Being the dreamer gives Yosef a close link with his father, Ya’akov, who is also famous for his dream. When Ya’akov fled from his brother Esav, he had the famous dream of the angels going up and down the ladder, and he saw G-d standing over him. That event changed his life, and as a result of that dream, he began his transformation from Ya’akov, who stole the blessings, to Yisrael, who rightfully earned those blessings. In this light we can interpret the opening of our portion, “These are the descendants of Ya’akov, Yosef...” (ibid. 2). Though he had twelve sons, it was Yosef the dreamer who was the continuation of the dream of Ya’akov.
The Torah explains Ya’akov’s favouritism towards Yosef “because he was the child of his old age (ben zikunim)” (ibid.). This phrase demands interpretation, since it was Binyamin, not Yosef who was Ya’akov’s youngest child. Therefore Rashi explains, based on Onkelos’ commentary, that the phrase ben zikunim can be interpreted as ‘child of wisdom’. This means that Ya’akov passed on to Yosef the Torah that he had learnt from the Yeshiva of Shem and Ever (where he went for 22 years before going to live with Lavan - see Rashi to 28; 9). Obviously growing up in the home of Yitzchak and Avraham, Ya’akov had learnt Torah all his life, but there seems to be something unique about the Torah of Shem and Ever which enables a person to become a dreamer. Before Ya’akov’s dream the Torah tells us “he slept there”. Rashi comments that “he slept there, but for the preceding 22 years in the Yeshiva of Ever he had not slept at night”. Similarly with Yosef, two verses after stating that Ya’akov taught him the Torah of Shem and Ever we read of his dream.
However, there is a fundamental difference between the dream of Ya’akov and the dreams of Yosef. Ya’akov dreamt of the world-to-come, where G-d is perceived as ‘standing over him’. The Midrash explains the angels climbing up the ladder in terms of each nation’s ascendance to world domination, then their subsequent downfall. Yosef’s dreams, and those he interprets, all deal with the physical world, and were fulfilled in the space of a relatively few years. Ya’akov, as the last ‘patriarch’ of the Jewish nation dreamed of the history of the world, and the role of the Jews in it. Yosef dreamt of himself, and the people and nations surrounding him. Ya’akov’s dream occurred in the ‘house of G-d’, the future site of the Temple, and contained no falsehood. Yosef’s dream did not take place in such a grand location, and did contain certain elements that were not entirely true.

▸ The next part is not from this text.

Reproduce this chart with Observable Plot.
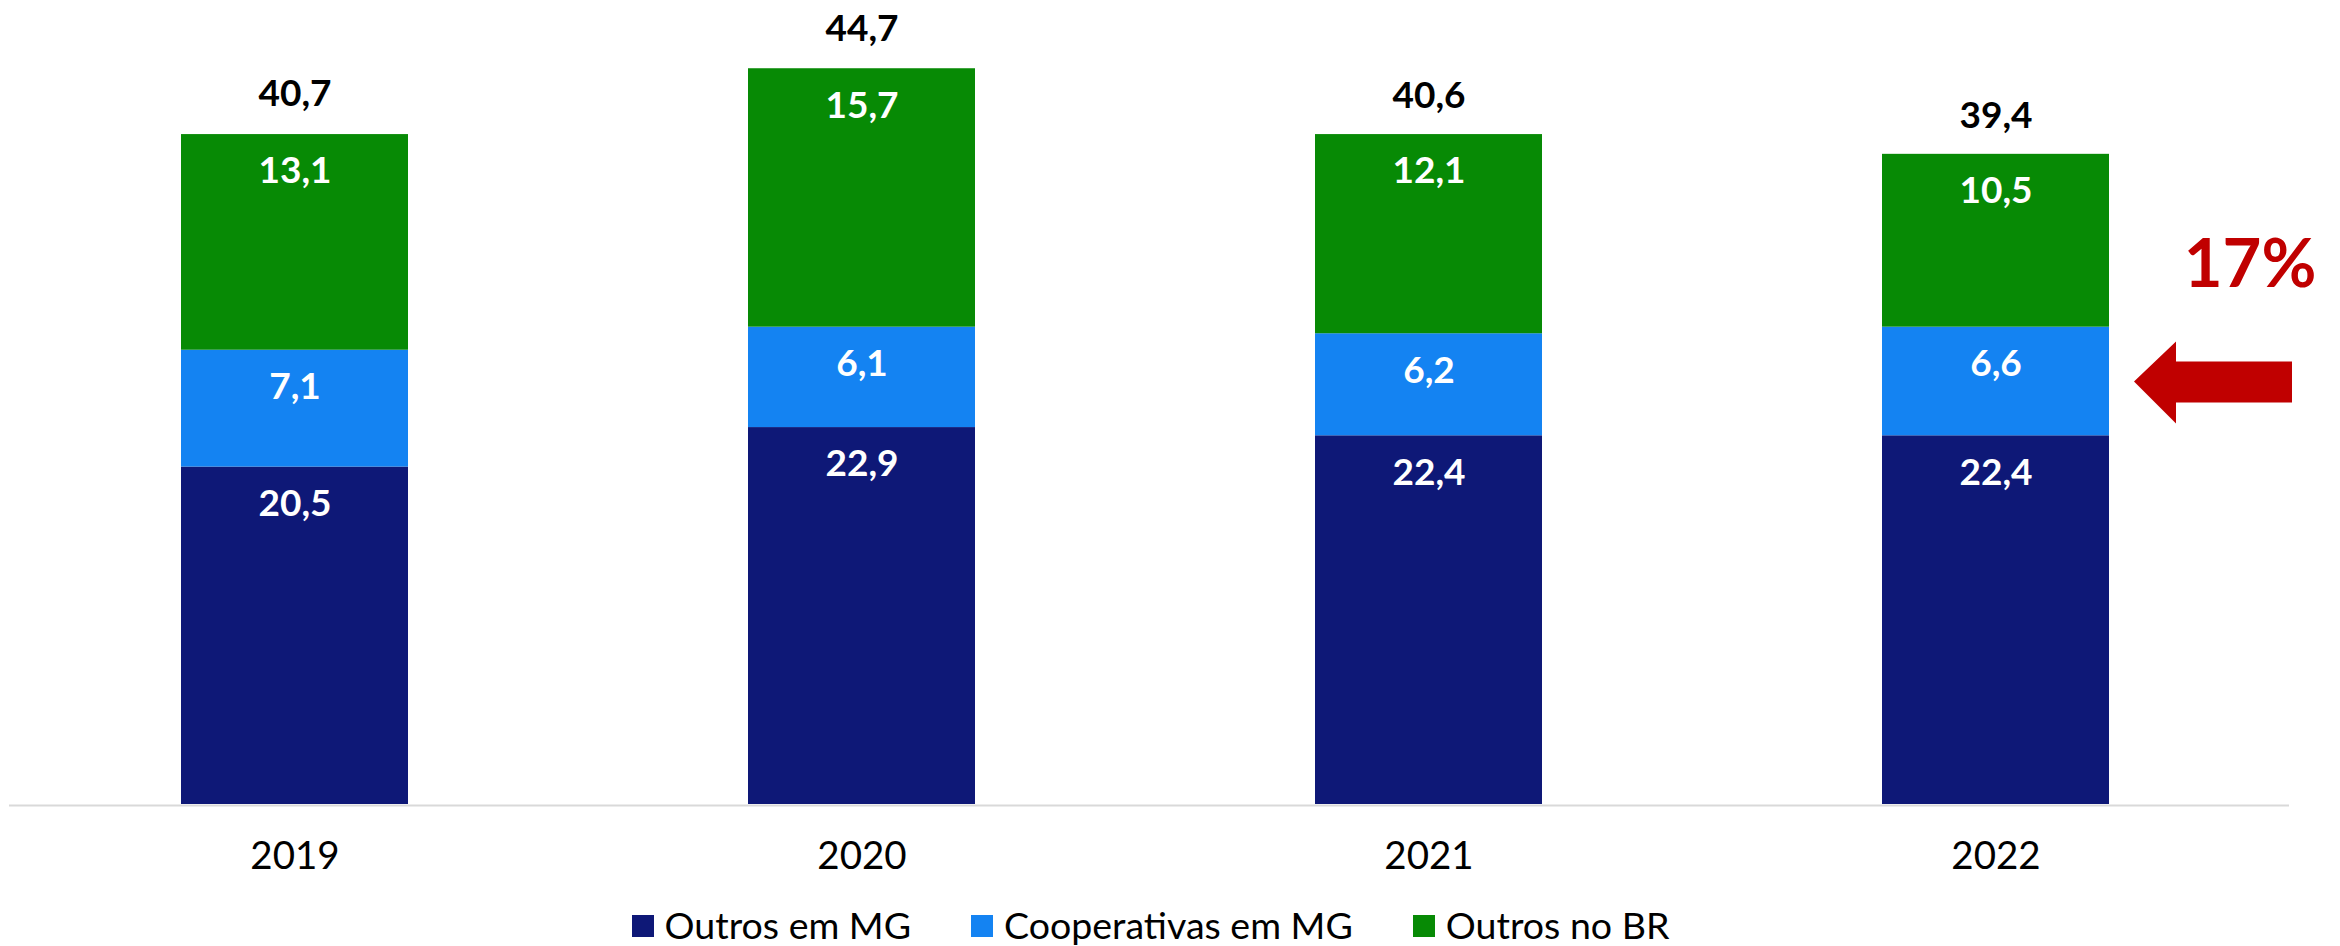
<!DOCTYPE html>
<html>
<head>
<meta charset="utf-8">
<script src="https://cdn.jsdelivr.net/npm/d3@7"></script>
<script src="https://cdn.jsdelivr.net/npm/@observablehq/plot@0.6"></script>
<style>
  html, body { margin: 0; padding: 0; background: #fff; }
  body { width: 2340px; height: 946px; overflow: hidden; font-family: Lato, "Open Sans", sans-serif; }
  #legend { display: flex; justify-content: center; align-items: center; height: 44px; padding-right: 39px; font-size: 37.5px; color: #000; }
  .item { display: flex; align-items: center; margin: 0 30px; }
  .sw { width: 22px; height: 22px; margin-right: 11px; margin-top: 4px; }
</style>
</head>
<body>
<div id="chart"></div>
<div id="legend"></div>
<script>
const years = ["2019", "2020", "2021", "2022"];
const series = ["Outros em MG", "Cooperativas em MG", "Outros no BR"];
const outrosMG = [20.5, 22.9, 22.4, 22.4];
const cooperativasMG = [7.1, 6.1, 6.2, 6.6];
const outrosBR = [13.1, 15.7, 12.1, 10.5];
const totals = [40.7, 44.7, 40.6, 39.4];
const colors = ["#0e1877", "#1483f2", "#078a05"];
const highlightYear = "2022";
const highlightText = "17%";

const values = [outrosMG, cooperativasMG, outrosBR];
const rows = [];
series.forEach((s, i) => years.forEach((yr, j) => rows.push({year: yr, series: s, value: values[i][j]})));
const totalRows = years.map((yr, j) => ({year: yr, total: totals[j]}));
const fmt = d => d.toFixed(1).replace(".", ",");

const hIdx = years.indexOf(highlightYear);
const highlight = [{year: highlightYear, y: outrosMG[hIdx] + cooperativasMG[hIdx] / 2, text: highlightText}];

const arrowSymbol = {
  draw(ctx) {
    ctx.moveTo(0, 0);
    ctx.lineTo(42, -40);
    ctx.lineTo(42, -20);
    ctx.lineTo(158, -20);
    ctx.lineTo(158, 21);
    ctx.lineTo(42, 21);
    ctx.lineTo(42, 42);
    ctx.closePath();
  }
};

const pxPerUnit = 16.46;
const base = 804;
const chart = Plot.plot({
  width: 2340,
  height: 902,
  marginLeft: 9,
  marginRight: 51,
  marginTop: 0,
  marginBottom: 98,
  style: {fontFamily: "Lato, 'Open Sans', sans-serif", color: "#000", background: "#fff"},
  x: {type: "band", domain: years, range: [9.75, 2279.75], paddingInner: 0.6, paddingOuter: 0.3, label: null},
  y: {domain: [0, 48], range: [base, base - 48 * pxPerUnit], axis: null},
  color: {domain: series, range: colors},
  marks: [
    Plot.barY(rows, {x: "year", y: "value", z: "series", fill: "series", order: null}),
    Plot.ruleY([0], {stroke: "#d9d9d9", strokeWidth: 2, dy: 1}),
    Plot.text(rows, Plot.stackY2({x: "year", y: "value", z: "series", order: null, text: d => fmt(d.value), fill: "#fff", fontSize: 37, fontWeight: "bold", dy: 37, lineAnchor: "middle"})),
    Plot.text(totalRows, {x: "year", y: "total", text: d => fmt(d.total), fill: "#000", fontSize: 37, fontWeight: "bold", dy: -40, lineAnchor: "middle"}),
    Plot.dot(highlight, {x: "year", y: "y", symbol: arrowSymbol, fill: "#c00000", stroke: "none", dx: 138}),
    Plot.text(highlight, {x: "year", y: "y", text: "text", fill: "#c00000", fontSize: 67, fontWeight: "bold", dx: 254, dy: -116, lineAnchor: "middle"}),
    Plot.axisX({tickSize: 0, tickPadding: 37, fontSize: 38.5, fill: "#000"})
  ]
});
document.getElementById("chart").appendChild(chart);

const legend = d3.select("#legend");
series.forEach((s, i) => {
  const it = legend.append("div").attr("class", "item");
  it.append("div").attr("class", "sw").style("background", colors[i]);
  it.append("span").text(s);
});
</script>
</body>
</html>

The Talmud (Chagiga 5b) states: G-d said, ‘Even though I have hidden My face from the world, through dreams I will communicate’. We could describe Jewish history since the destruction of the Temple as taking place in a dream. Without the Temple and prophecy we lack a direct avenue of communication with G-d. Therefore we live in the ‘night’ of a dreamworld. The first festival which commemorates exile and G-d being hidden is Purim, when the name of the heroine, Ester, means ‘hidden’. G-d’s name does not appear anywhere in the text of the Megillah, and we see throughout the story the hidden hand of G-d. However, the next historical festival, Chanukah is even more dreamlike. Not only does G-d’s name not occur, but there is no direct mention of the festival or laws in any of the books of the Bible. The story itself is hidden and confused in the strands of history.
Yet Chanukah also provides us with the light to survive the darkness of exile. With the light of the Chanukah miracle we are able to at least glimpse the path that will lead is through our dreamlike existence in exile, and show us the way to the ultimate light of the Messianic era. As a nation we must undergo the trials and tribulations of Yosef’s dreams until ultimately we arrive at the revelation of Ya’akov’s dream, when the whole world will perceive G-d standing over, and everyone will exclaim that “this is none other than the house of G-d”.